Não contente com o servicinho, a AT veio com ameaças de “multas a dobrar”, aliando-se com unhas e dentes às forças da ordem que castigaram os prevaricadores como se estes fossem criminosos do foro comum. Pelos vistos, já não se pode gostar de árvores em Portugal! Na verdade, não só a lei é uma péssima lei, pois incentiva o debaste infundado do mais diverso tipo de arvoredo, fundamental ao nosso bem-estar e ao bem-estar das demais criaturas, como não passa de uma infame campanha de desinformação que levou os cidadãos a fazerem absurdos cortes de árvores. Nem os jardins escaparam! Um dos casos mais sintomáticos é o da Câmara Municipal de Setúbal, onde um indivíduo de apelido Pisco mandou abater mais de um milhar de árvores para prevenir os incêndios. Como disse um dia Henry Thoreau, filósofo e naturalista americano, “qualquer idiota pode fazer uma regra e qualquer idiota a seguirá”. Em frente, pois, com o gadanho e a motosserra. Pelos vistos, o exemplo vem de cima. É conhecido o ódio à natureza do edil lisboeta Manuel Salgado e o próprio António Costa disse, a 28 de Fevereiro passado, num debate na Assembleia da República, o seguinte: “Sobre a limpeza das matas mais vale cortar a mais do que a menos, quanto mais cortar menos risco existe”. Mas o que é isto?

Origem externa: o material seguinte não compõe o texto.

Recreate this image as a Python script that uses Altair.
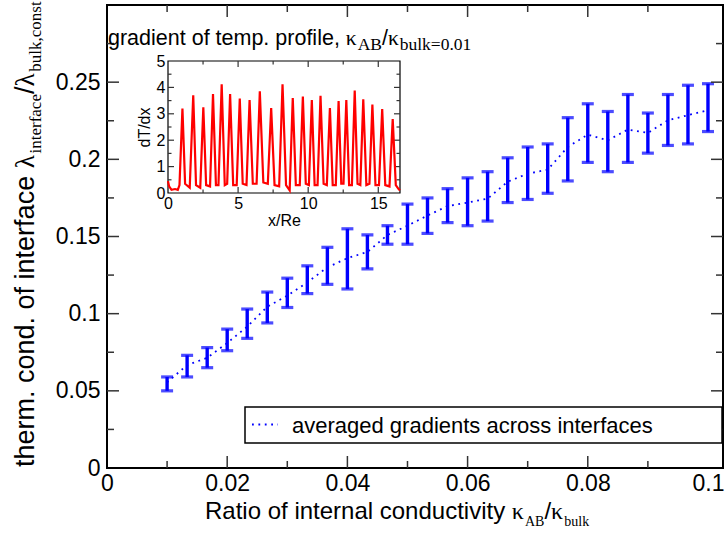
import altair as alt
import pandas as pd

# ---------------- data ----------------
ratio = [0.01, 0.01333, 0.01667, 0.02, 0.02333, 0.02667, 0.03, 0.03333, 0.03667, 0.04,
         0.04333, 0.04667, 0.05, 0.05333, 0.05667, 0.06, 0.06333, 0.06667, 0.07, 0.07333,
         0.07667, 0.08, 0.08333, 0.08667, 0.09, 0.09333, 0.09667, 0.1]
lower = [0.050, 0.059, 0.065, 0.076, 0.084, 0.094, 0.104, 0.113, 0.119, 0.116,
         0.129, 0.145, 0.145, 0.152, 0.159, 0.157, 0.160, 0.172, 0.174, 0.178,
         0.186, 0.198, 0.192, 0.198, 0.204, 0.209, 0.210, 0.218]
upper = [0.059, 0.073, 0.078, 0.090, 0.103, 0.114, 0.123, 0.131, 0.143, 0.155,
         0.151, 0.157, 0.171, 0.175, 0.181, 0.188, 0.192, 0.201, 0.208, 0.210,
         0.227, 0.236, 0.231, 0.242, 0.230, 0.242, 0.248, 0.249]
mean = [0.0555, 0.0667, 0.0714, 0.081, 0.0916, 0.1045, 0.1117, 0.1203, 0.130, 0.136,
        0.140, 0.151, 0.157, 0.1636, 0.1697, 0.172, 0.1745, 0.1855, 0.1907, 0.1933,
        0.208, 0.216, 0.2123, 0.2193, 0.2171, 0.2253, 0.2286, 0.2318]

x_major = [0, 0.02, 0.04, 0.06, 0.08, 0.1]
x_minor = [0.01, 0.03, 0.05, 0.07, 0.09]
y_major = [0, 0.05, 0.1, 0.15, 0.2, 0.25]
y_minor = [0.025, 0.075, 0.125, 0.175, 0.225, 0.275]

# inset: gradient of temperature profile
inset_x = [0.0, 0.08, 0.25, 0.5, 0.7, 0.82,
           1.03, 1.22, 1.55, 1.80, 2.0, 2.3, 2.52, 2.72, 3.0, 3.21, 3.42, 3.6,
           3.83, 4.05, 4.22, 4.43, 4.65, 4.9, 5.12, 5.33, 5.6, 5.82, 6.05, 6.32,
           6.55, 6.8, 7.12, 7.36, 7.6, 7.93, 8.17, 8.42, 8.68, 8.90, 9.12, 9.4,
           9.62, 9.83, 10.05, 10.26, 10.46, 10.67, 10.88, 11.1, 11.33, 11.55, 11.75, 11.97,
           12.17, 12.36, 12.52, 12.72, 12.92, 13.12, 13.32, 13.52, 13.72, 13.93, 14.15, 14.37,
           14.58, 14.8, 15.05, 15.28, 15.5, 15.8, 16.03, 16.25, 16.45, 16.55]
inset_y = [0.45, 0.25, 0.12, 0.15, 0.12, 0.3,
           3.2, 0.35, 0.2, 3.7, 0.3, 0.2, 3.25, 0.3, 0.25, 3.75, 0.3, 0.3,
           4.12, 0.3, 0.35, 3.75, 0.3, 0.3, 3.58, 0.35, 0.3, 3.52, 0.35, 0.35,
           3.85, 0.4, 0.35, 3.22, 0.3, 0.25, 4.12, 0.3, 0.1, 3.6, 0.3, 0.3,
           3.65, 0.35, 0.3, 3.52, 0.3, 0.3, 3.68, 0.35, 0.3, 3.22, 0.3, 0.3,
           3.48, 0.35, 0.35, 3.52, 0.3, 0.3, 3.88, 0.35, 0.3, 3.55, 0.3, 0.35,
           3.35, 0.3, 0.3, 3.18, 0.3, 0.25, 2.8, 0.3, 0.15, 0.1]
inset_x_major = [0, 5, 10, 15]
inset_x_minor = [2.5, 7.5, 12.5]
inset_y_major = [0, 1, 2, 3, 4, 5]
inset_y_minor = [0.5, 1.5, 2.5, 3.5, 4.5]

legend_label = "averaged gradients across interfaces"

# ---------------- layout ----------------
W, H = 616, 463
LEFT, TOP = 107, 5
XMAX, YMAX = 0.1025, 0.3
IXMAX, IYMAX = 16.55, 5
IN_L, IN_R, IN_T, IN_B = 168, 400, 61, 193   # inset frame (page px)
BLUE = "#0000ff"
RED = "#ff0000"
TICK = "#333333"
SANS = "Liberation Sans"
SERIF = "Liberation Serif"

one = pd.DataFrame({"k": [0]})


def xs():
    return alt.Scale(domain=[0, XMAX], nice=False, zero=False)


def ys():
    return alt.Scale(domain=[0, YMAX], nice=False, zero=False)


def ixs():
    return alt.Scale(domain=[0, IXMAX], range=[IN_L - LEFT, IN_R - LEFT], nice=False, zero=False)


def iys():
    return alt.Scale(domain=[0, IYMAX], range=[IN_B - TOP, IN_T - TOP], nice=False, zero=False)


# ---- text width helper (Arial / Times metrics) ----
W_SANS = {' ': 278, 'a': 556, 'b': 556, 'c': 500, 'd': 556, 'e': 556, 'f': 278, 'g': 556,
          'h': 556, 'i': 222, 'k': 500, 'l': 222, 'm': 833, 'n': 556, 'o': 556, 'p': 556,
          'r': 333, 's': 500, 't': 278, 'u': 556, 'v': 500, 'x': 500, 'y': 500, 'R': 722,
          ',': 278, '.': 278, '/': 278, '=': 584}
W_SERIF = {'a': 444, 'b': 500, 'c': 444, 'e': 444, 'f': 333, 'i': 278, 'k': 500, 'l': 278,
           'n': 500, 'o': 500, 'r': 333, 's': 389, 't': 278, 'u': 500, 'A': 722, 'B': 667,
           ',': 250, '.': 250, '=': 564, 'κ': 550, 'λ': 550}


def tw(s, size, serif):
    tab = W_SERIF if serif else W_SANS
    return sum(tab.get(c, 500 if serif else 556) for c in s) * size / 1000.0


def run(pieces, start, base, vertical=False):
    """pieces: (text, serif, size, shift). Returns text layers."""
    layers = []
    pos = start
    for text, serif, size, shift in pieces:
        if vertical:
            px, py, ang = base + shift, pos, 270
        else:
            px, py, ang = pos, base + shift, 0
        layers.append(
            alt.Chart(one).mark_text(text=text, font=SERIF if serif else SANS, fontSize=size,
                                     align="left", baseline="alphabetic", angle=ang, color="black")
            .encode(x=alt.value(px - LEFT), y=alt.value(py - TOP))
        )
        w = tw(text, size, serif)
        pos = pos - w if vertical else pos + w
    return layers


df = pd.DataFrame({"ratio": ratio, "lo": lower, "hi": upper, "mean": mean})


def X():
    return alt.X("ratio:Q", scale=xs(), axis=None)


bars = alt.Chart(df).mark_rule(color=BLUE, strokeWidth=3.4).encode(
    x=alt.X("ratio:Q", scale=xs(),
            axis=alt.Axis(orient="bottom", values=x_major, format="~g", ticks=False, domain=False,
                          grid=False, labelFont=SANS, labelFontSize=23, labelColor="black",
                          labelPadding=4, labelFlush=False, labelOverlap=False, title=None)),
    y=alt.Y("lo:Q", scale=ys(),
            axis=alt.Axis(orient="left", values=y_major, format="~g", ticks=False, domain=False,
                          grid=False, labelFont=SANS, labelFontSize=23, labelColor="black",
                          labelPadding=7, labelFlush=False, labelOverlap=False, title=None)),
    y2="hi:Q",
)
cap_lo = alt.Chart(df).mark_tick(color=BLUE, orient="horizontal", size=12, thickness=3.2).encode(
    x=X(), y=alt.Y("lo:Q", scale=ys(), axis=None))
cap_hi = alt.Chart(df).mark_tick(color=BLUE, orient="horizontal", size=12, thickness=3.2).encode(
    x=X(), y=alt.Y("hi:Q", scale=ys(), axis=None))
line = alt.Chart(df).mark_line(color=BLUE, strokeWidth=1.8, strokeDash=[1.8, 4.6]).encode(
    x=X(), y=alt.Y("mean:Q", scale=ys(), axis=None))


def xticks(vals, length):
    d = pd.DataFrame({"t": vals})
    b = alt.Chart(d).mark_rule(color=TICK, strokeWidth=1.5).encode(
        x=alt.X("t:Q", scale=xs(), axis=None), y=alt.value(H), y2=alt.value(H - length))
    t = alt.Chart(d).mark_rule(color=TICK, strokeWidth=1.5).encode(
        x=alt.X("t:Q", scale=xs(), axis=None), y=alt.value(0), y2=alt.value(length))
    return [b, t]


def yticks(vals, length):
    d = pd.DataFrame({"t": vals})
    l = alt.Chart(d).mark_rule(color=TICK, strokeWidth=1.5).encode(
        y=alt.Y("t:Q", scale=ys(), axis=None), x=alt.value(0), x2=alt.value(length))
    r = alt.Chart(d).mark_rule(color=TICK, strokeWidth=1.5).encode(
        y=alt.Y("t:Q", scale=ys(), axis=None), x=alt.value(W), x2=alt.value(W - length))
    return [l, r]


ticks = xticks(x_major[1:-1], 12) + xticks(x_minor, 7) + yticks(y_major[1:], 12) + yticks(y_minor, 7)

# legend box
leg_box = alt.Chart(one).mark_rect(fill="white", stroke="black", strokeWidth=1.5).encode(
    x=alt.value(245 - LEFT), x2=alt.value(722 - LEFT), y=alt.value(407 - TOP), y2=alt.value(443 - TOP))
leg_line = alt.Chart(one).mark_rule(color=BLUE, strokeWidth=1.8, strokeDash=[1.8, 4.6]).encode(
    x=alt.value(252 - LEFT), x2=alt.value(278 - LEFT), y=alt.value(424.5 - TOP))
leg_text = alt.Chart(one).mark_text(text=legend_label, font=SANS, fontSize=22, align="left",
                                    baseline="middle", color="black").encode(
    x=alt.value(292 - LEFT), y=alt.value(426 - TOP))

# axis titles with sub-scripts
FX, SX = 24, 14
x_title = run([("Ratio of internal conductivity ", False, FX, 0), ("κ", True, FX, 0),
               ("AB", True, SX, 7), ("/", False, FX, 0), ("κ", True, FX, 0),
               ("bulk", True, SX, 7)], 205, 519)
FY, SY = 27, 17
ypieces = [("therm. cond. of interface ", False, FY, 0), ("λ", True, FY, 0),
           ("interface", True, SY, 7), ("/", False, FY, 0), ("λ", True, FY, 0),
           ("bulk,const", True, SY, 7)]
y_title = run(ypieces, 467, 34, vertical=True)

FI, SI = 21.5, 17.5
inset_title = run([("gradient of temp. profile, ", False, FI, 0), ("κ", True, FI, 0),
                   ("AB", True, SI, 5), ("/", False, FI, 0), ("κ", True, FI, 0),
                   ("bulk=0.01", True, SI, 5)], 108, 45)

# ---------------- inset ----------------
idf = pd.DataFrame({"ix": inset_x, "iy": inset_y})
IX = alt.X("ix:Q", scale=ixs(),
           axis=alt.Axis(orient="bottom", offset=-(H - (IN_B - TOP)), values=inset_x_major,
                         ticks=False, domain=False, grid=False, labelFont=SANS, labelFontSize=16,
                         labelColor="black", labelPadding=2, labelFlush=False,
                         title="x/Re", titleFont=SANS, titleFontSize=16, titleFontWeight="normal",
                         titleColor="black", titlePadding=1))
IY = alt.Y("iy:Q", scale=iys(),
           axis=alt.Axis(orient="left", offset=-(IN_L - LEFT), values=inset_y_major,
                         ticks=False, domain=False, grid=False, labelFont=SANS, labelFontSize=16,
                         labelColor="black", labelPadding=3, labelFlush=False,
                         title="dT/dx", titleFont=SANS, titleFontSize=16, titleFontWeight="normal",
                         titleColor="black", titlePadding=4))

iframe = alt.Chart(one).mark_rect(fill="white", stroke="black", strokeWidth=1.2).encode(
    x=alt.X(datum=0, scale=ixs(), axis=None), x2=alt.datum(IXMAX),
    y=alt.Y(datum=0, scale=iys(), axis=None), y2=alt.datum(IYMAX))
icurve = alt.Chart(idf).mark_line(color=RED, strokeWidth=2.2).encode(x=IX, y=IY)

px_x = (IN_R - IN_L) / IXMAX
px_y = (IN_B - IN_T) / IYMAX


def ixticks(vals, length):
    d = pd.DataFrame({"t": vals})
    out = []
    for y0, y1 in [(0, length / px_y), (IYMAX, IYMAX - length / px_y)]:
        out.append(alt.Chart(d).mark_rule(color=TICK, strokeWidth=1.2).encode(
            x=alt.X("t:Q", scale=ixs(), axis=None), y=alt.Y(datum=y0, scale=iys(), axis=None),
            y2=alt.datum(y1)))
    return out


def iyticks(vals, length):
    d = pd.DataFrame({"t": vals})
    out = []
    for x0, x1 in [(0, length / px_x), (IXMAX, IXMAX - length / px_x)]:
        out.append(alt.Chart(d).mark_rule(color=TICK, strokeWidth=1.2).encode(
            y=alt.Y("t:Q", scale=iys(), axis=None), x=alt.X(datum=x0, scale=ixs(), axis=None),
            x2=alt.datum(x1)))
    return out


iticks = ixticks(inset_x_major[1:], 6) + ixticks(inset_x_minor, 3.5) + \
    iyticks(inset_y_major[1:-1], 6) + iyticks(inset_y_minor, 3.5)

layers = [bars, cap_lo, cap_hi, line, *ticks, leg_box, leg_line, leg_text,
          *x_title, *y_title, *inset_title, iframe, *iticks, icurve]

chart = alt.layer(*layers).resolve_scale(x="independent", y="independent").resolve_axis(
    x="independent", y="independent"
).properties(
    width=W, height=H,
    autosize=alt.AutoSizeParams(type="none"),
    padding={"left": LEFT, "top": TOP, "right": 727 - LEFT - W, "bottom": 534 - TOP - H},
    background="white",
).configure_view(stroke="black", strokeWidth=2)

chart.save("out.html", embed_options={"renderer": "svg", "actions": False})
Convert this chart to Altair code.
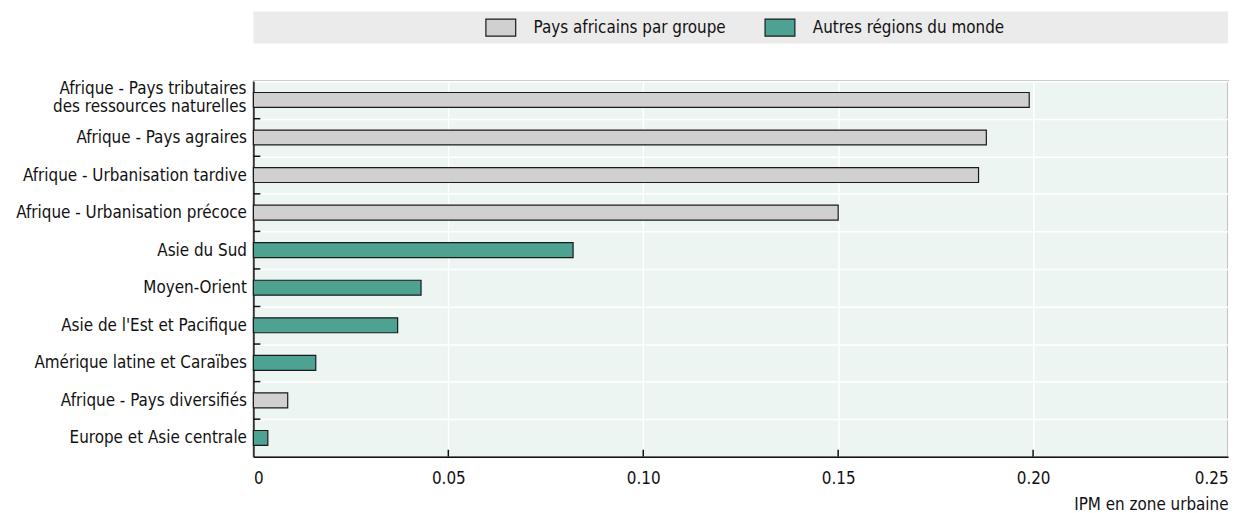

Era tão simples resolver a questão e rever essa lei. Limpar, sim, mas há que ter bom senso, anulando, desde já, a regra dos quatro metros entre árvores – pois não é por ficarem mais espaçadas entre si que as árvores deixarão de arder. Convém não esquecer que o mato agora cortado permitirá o desenvolvimento de herbáceas que no fim do Verão serão já excelente pasto de chamas. Além do mais, é preciso ter em conta ainda que alguns tipos de corte expõem irremediavelmente o solo à erosão.

Em suma: o Instituto da Conservação da Natureza e das Florestas demonstrou ser uma entidade irresponsável, pois não só não faz o faz que lhe compete (defender os nossos já raros espaços verdes), como incita à sua destruição. E isso é, tão só, um acto de lesa nação. Não vale a pena tentar dourar a pílula.